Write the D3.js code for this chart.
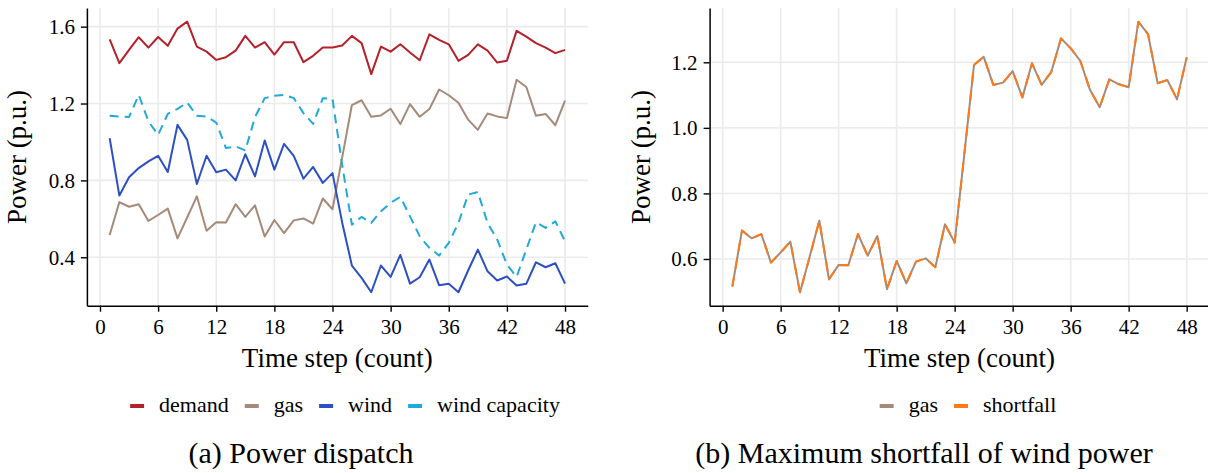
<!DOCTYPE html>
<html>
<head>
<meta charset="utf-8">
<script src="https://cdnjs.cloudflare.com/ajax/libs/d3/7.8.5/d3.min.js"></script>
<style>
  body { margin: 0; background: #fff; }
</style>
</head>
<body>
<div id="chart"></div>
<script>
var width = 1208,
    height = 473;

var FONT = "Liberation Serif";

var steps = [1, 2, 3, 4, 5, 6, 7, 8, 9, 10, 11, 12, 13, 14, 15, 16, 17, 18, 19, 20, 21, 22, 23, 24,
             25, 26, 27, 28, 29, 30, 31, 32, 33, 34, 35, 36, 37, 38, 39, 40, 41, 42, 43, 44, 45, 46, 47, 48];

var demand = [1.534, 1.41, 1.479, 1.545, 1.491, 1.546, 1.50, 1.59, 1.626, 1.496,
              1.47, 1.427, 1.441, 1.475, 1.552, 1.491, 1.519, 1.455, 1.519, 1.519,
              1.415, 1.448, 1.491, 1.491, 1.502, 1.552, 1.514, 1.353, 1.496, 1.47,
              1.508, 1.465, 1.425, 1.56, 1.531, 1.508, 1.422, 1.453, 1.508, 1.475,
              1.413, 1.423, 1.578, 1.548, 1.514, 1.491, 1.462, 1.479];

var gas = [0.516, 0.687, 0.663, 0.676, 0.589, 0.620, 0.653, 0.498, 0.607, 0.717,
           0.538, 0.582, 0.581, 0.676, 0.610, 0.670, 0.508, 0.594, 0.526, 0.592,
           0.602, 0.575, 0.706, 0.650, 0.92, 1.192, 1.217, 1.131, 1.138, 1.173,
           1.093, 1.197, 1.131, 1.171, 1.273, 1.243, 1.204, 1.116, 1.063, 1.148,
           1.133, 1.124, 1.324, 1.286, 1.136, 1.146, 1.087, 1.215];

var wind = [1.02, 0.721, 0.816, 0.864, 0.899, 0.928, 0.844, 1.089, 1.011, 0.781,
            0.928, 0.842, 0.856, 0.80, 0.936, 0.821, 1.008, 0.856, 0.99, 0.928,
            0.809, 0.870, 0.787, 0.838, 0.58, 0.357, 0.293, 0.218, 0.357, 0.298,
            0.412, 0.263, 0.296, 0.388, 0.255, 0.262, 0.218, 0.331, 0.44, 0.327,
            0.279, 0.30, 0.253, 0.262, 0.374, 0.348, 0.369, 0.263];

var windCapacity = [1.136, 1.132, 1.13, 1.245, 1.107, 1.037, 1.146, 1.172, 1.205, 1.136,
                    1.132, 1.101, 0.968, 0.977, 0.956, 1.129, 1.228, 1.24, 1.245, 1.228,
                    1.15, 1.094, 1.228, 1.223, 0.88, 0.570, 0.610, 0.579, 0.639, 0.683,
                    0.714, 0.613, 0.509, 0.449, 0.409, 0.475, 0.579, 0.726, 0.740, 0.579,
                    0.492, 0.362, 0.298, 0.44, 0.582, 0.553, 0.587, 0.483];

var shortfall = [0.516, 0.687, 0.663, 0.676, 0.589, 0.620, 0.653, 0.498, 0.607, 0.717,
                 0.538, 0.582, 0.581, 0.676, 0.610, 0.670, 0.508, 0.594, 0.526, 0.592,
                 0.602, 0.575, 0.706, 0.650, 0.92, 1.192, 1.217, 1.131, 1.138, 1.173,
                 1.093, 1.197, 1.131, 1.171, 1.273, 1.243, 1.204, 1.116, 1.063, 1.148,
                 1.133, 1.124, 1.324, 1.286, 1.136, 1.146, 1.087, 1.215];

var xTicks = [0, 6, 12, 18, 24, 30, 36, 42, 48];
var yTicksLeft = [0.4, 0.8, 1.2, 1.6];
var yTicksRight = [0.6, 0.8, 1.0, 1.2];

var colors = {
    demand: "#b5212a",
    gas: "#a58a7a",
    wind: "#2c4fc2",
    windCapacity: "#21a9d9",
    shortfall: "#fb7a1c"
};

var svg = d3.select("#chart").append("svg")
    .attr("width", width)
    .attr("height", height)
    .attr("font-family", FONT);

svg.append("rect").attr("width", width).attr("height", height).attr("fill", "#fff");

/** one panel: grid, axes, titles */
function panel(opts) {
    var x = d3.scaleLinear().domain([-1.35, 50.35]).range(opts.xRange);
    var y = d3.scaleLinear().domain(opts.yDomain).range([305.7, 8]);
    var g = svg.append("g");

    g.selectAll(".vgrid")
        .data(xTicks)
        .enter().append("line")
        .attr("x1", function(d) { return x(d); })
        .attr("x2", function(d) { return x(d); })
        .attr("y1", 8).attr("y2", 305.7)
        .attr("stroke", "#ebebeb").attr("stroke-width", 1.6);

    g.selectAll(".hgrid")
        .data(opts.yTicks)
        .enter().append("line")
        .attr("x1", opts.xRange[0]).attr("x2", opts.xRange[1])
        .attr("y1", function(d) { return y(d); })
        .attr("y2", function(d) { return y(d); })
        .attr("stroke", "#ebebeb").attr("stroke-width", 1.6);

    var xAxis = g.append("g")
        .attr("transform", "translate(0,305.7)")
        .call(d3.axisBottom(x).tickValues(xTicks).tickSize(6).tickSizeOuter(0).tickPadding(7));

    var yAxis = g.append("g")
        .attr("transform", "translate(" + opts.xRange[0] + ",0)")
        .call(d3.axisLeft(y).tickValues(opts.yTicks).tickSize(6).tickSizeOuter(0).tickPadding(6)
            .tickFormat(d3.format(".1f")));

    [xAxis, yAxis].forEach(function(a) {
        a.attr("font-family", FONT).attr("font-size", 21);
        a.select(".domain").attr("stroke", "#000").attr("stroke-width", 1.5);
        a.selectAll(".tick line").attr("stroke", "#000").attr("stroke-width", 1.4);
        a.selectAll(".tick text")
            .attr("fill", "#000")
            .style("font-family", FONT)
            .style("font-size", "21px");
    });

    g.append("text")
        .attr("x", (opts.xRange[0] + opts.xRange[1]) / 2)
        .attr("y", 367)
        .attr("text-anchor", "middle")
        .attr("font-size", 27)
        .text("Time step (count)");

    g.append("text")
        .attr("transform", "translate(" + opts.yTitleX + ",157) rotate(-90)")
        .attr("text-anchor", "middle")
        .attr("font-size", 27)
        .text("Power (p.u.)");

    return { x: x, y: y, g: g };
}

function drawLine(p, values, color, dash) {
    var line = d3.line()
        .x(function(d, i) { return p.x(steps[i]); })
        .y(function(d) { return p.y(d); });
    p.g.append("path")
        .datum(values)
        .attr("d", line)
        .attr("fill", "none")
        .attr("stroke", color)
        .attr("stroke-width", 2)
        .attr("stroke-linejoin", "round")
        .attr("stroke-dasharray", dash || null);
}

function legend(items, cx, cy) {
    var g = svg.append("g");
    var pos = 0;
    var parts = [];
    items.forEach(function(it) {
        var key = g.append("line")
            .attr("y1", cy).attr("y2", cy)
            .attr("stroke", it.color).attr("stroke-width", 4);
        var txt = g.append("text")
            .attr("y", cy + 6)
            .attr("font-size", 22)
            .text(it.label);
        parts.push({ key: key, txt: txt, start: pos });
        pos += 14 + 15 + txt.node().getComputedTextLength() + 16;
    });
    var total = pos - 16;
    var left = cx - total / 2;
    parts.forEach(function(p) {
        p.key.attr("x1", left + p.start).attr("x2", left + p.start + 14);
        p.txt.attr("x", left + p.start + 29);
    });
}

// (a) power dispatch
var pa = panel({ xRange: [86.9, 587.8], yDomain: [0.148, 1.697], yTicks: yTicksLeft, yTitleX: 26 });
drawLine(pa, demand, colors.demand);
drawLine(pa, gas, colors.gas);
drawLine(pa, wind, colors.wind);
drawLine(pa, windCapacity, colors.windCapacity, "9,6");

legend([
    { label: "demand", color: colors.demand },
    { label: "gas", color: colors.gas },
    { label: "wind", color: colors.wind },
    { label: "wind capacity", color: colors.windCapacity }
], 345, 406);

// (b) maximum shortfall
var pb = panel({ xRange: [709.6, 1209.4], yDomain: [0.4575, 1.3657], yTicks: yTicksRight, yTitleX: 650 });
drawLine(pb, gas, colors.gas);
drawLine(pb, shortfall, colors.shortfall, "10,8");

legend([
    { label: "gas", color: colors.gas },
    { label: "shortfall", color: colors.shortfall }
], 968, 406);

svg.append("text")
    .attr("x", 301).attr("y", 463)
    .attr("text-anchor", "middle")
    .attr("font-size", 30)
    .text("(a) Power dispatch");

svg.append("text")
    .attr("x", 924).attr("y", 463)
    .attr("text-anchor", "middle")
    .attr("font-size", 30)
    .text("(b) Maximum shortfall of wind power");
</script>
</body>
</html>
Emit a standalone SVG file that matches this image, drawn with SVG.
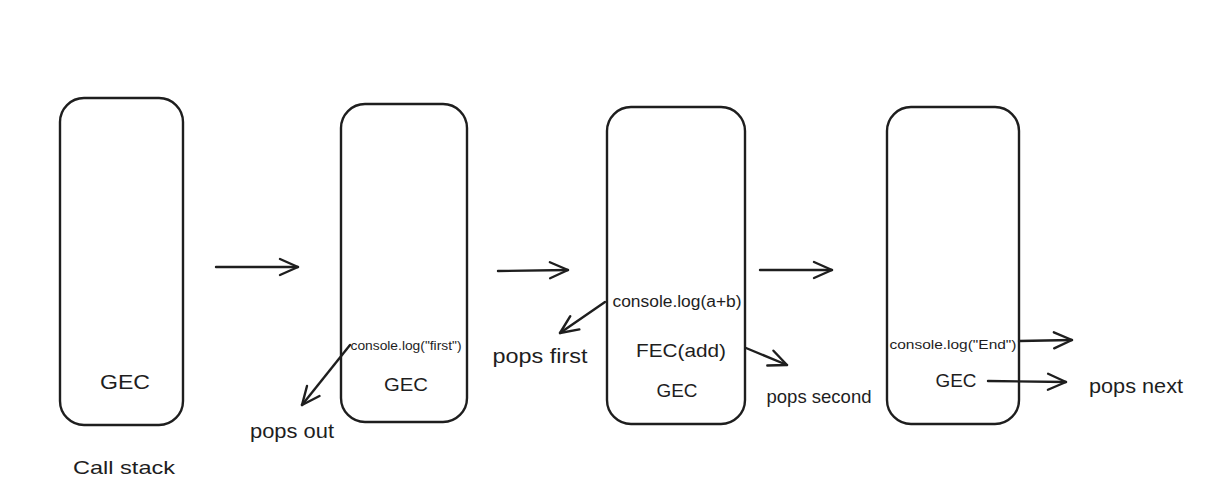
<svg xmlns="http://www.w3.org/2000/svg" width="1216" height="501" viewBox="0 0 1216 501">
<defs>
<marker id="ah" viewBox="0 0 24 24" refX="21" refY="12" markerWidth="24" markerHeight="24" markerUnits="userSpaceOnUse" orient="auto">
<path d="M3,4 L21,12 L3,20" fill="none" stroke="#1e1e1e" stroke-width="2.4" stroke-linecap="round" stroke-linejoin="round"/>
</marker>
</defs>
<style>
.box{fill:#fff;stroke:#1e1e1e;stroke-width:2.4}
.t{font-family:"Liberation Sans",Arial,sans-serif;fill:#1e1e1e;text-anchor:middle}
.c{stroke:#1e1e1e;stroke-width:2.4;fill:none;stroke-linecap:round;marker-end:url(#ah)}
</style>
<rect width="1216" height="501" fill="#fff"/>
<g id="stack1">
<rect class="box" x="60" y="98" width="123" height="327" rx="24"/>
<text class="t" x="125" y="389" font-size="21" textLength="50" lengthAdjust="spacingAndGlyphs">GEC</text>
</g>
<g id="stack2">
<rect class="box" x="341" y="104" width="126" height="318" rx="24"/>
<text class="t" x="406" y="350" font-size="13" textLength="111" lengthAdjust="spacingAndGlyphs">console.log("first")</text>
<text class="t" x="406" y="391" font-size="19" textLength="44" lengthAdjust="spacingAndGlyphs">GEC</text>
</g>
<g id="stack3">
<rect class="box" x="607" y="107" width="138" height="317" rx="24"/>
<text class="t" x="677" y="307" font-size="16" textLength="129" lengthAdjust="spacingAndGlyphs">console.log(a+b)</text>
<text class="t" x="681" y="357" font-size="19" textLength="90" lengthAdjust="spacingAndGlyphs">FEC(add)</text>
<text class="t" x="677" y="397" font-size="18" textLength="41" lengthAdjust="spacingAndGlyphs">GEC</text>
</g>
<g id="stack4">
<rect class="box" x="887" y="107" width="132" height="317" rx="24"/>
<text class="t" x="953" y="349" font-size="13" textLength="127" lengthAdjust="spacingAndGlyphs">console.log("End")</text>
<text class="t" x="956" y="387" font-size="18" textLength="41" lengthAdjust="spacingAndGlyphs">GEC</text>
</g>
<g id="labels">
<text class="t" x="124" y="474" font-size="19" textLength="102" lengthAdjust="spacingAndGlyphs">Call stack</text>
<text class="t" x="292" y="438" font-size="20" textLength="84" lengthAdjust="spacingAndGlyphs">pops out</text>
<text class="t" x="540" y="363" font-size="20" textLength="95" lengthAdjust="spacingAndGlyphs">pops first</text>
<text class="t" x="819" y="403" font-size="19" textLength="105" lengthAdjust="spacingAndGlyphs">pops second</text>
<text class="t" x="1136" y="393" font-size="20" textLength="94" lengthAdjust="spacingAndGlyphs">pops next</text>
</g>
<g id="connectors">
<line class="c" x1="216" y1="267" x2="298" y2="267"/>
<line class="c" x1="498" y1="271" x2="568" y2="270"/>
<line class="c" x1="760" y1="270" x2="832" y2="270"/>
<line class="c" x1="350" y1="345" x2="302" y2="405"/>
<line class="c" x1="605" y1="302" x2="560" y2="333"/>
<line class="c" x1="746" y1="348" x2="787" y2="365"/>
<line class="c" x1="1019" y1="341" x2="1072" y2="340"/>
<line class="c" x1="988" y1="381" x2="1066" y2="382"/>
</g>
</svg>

● Instruction:
Without the pictures, write out the lines from the beginning of the entries through the line with "0.279, 0.30, 0.253, 0.262, 0.374, 0.348, 0.369, 0.263];".

● Answer:
Write the D3.js code for this chart.
<!DOCTYPE html>
<html>
<head>
<meta charset="utf-8">
<script src="https://cdnjs.cloudflare.com/ajax/libs/d3/7.8.5/d3.min.js"></script>
<style>
  body { margin: 0; background: #fff; }
</style>
</head>
<body>
<div id="chart"></div>
<script>
var width = 1208,
    height = 473;

var FONT = "Liberation Serif";

var steps = [1, 2, 3, 4, 5, 6, 7, 8, 9, 10, 11, 12, 13, 14, 15, 16, 17, 18, 19, 20, 21, 22, 23, 24,
             25, 26, 27, 28, 29, 30, 31, 32, 33, 34, 35, 36, 37, 38, 39, 40, 41, 42, 43, 44, 45, 46, 47, 48];

var demand = [1.534, 1.41, 1.479, 1.545, 1.491, 1.546, 1.50, 1.59, 1.626, 1.496,
              1.47, 1.427, 1.441, 1.475, 1.552, 1.491, 1.519, 1.455, 1.519, 1.519,
              1.415, 1.448, 1.491, 1.491, 1.502, 1.552, 1.514, 1.353, 1.496, 1.47,
              1.508, 1.465, 1.425, 1.56, 1.531, 1.508, 1.422, 1.453, 1.508, 1.475,
              1.413, 1.423, 1.578, 1.548, 1.514, 1.491, 1.462, 1.479];

var gas = [0.516, 0.687, 0.663, 0.676, 0.589, 0.620, 0.653, 0.498, 0.607, 0.717,
           0.538, 0.582, 0.581, 0.676, 0.610, 0.670, 0.508, 0.594, 0.526, 0.592,
           0.602, 0.575, 0.706, 0.650, 0.92, 1.192, 1.217, 1.131, 1.138, 1.173,
           1.093, 1.197, 1.131, 1.171, 1.273, 1.243, 1.204, 1.116, 1.063, 1.148,
           1.133, 1.124, 1.324, 1.286, 1.136, 1.146, 1.087, 1.215];

var wind = [1.02, 0.721, 0.816, 0.864, 0.899, 0.928, 0.844, 1.089, 1.011, 0.781,
            0.928, 0.842, 0.856, 0.80, 0.936, 0.821, 1.008, 0.856, 0.99, 0.928,
            0.809, 0.870, 0.787, 0.838, 0.58, 0.357, 0.293, 0.218, 0.357, 0.298,
            0.412, 0.263, 0.296, 0.388, 0.255, 0.262, 0.218, 0.331, 0.44, 0.327,
            0.279, 0.30, 0.253, 0.262, 0.374, 0.348, 0.369, 0.263];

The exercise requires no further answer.